Speaking of Barbosa, two stragglers from the old crew make it in the film - the squat Ragetti (Mackenzie Crook) and the lanky, glass-eyed Pintel (Lee Arenberg). In addition to supplying much-needed comic relief, the two seem to play the role of Rosencrantz and Guildenstern, wandering in and out of the action, and managing to know as most if not more of the plot than the main players do.

As far as main players go, Johnny Depp never misses a beat as Jack Sparrow, from his gunshot entrance to his memorable departure. Its a shame, however, that Sparrow himself often seems lost in the convoluted action that follows, resulting in a lack of screen time which nearly cripples the film.

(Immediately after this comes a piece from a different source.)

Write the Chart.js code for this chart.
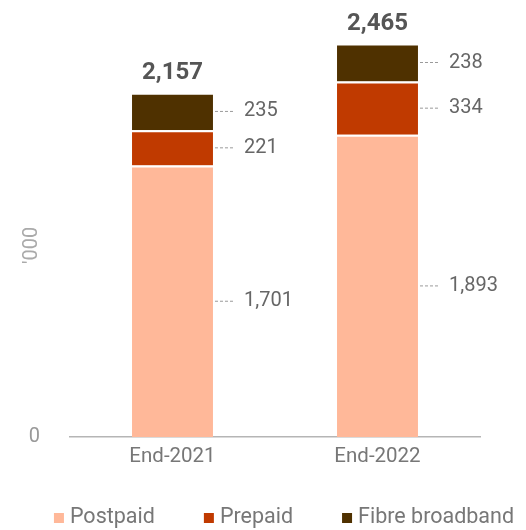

Keira Knightley's Swann is less the damsel in distress and more a swashbuckler than her Bloom's Turner. Her character entertains a great amount of character development which points to some interesting directions in the trilogy's conclusion.
Its a shame the same can't be about Bloom. Neither underused or overplayed, Bloom is just Bloom.

Ultimately, "Dead Man's Chest" holds up surprisingly good as far as sequel, thanks in part to the performances of the cast and the creativity of the crew. Still, it falls into the same pitfalls of most other sequels, mostly due to the presumptions of a big budget follow-up. However, the film's conclusion more than makes up for any flaws, injecting shadow and spice into the future of the franchise. Diehard fans should be advised to stay through the credits, however, if only to view the complete "Dead Man's Chest" experience.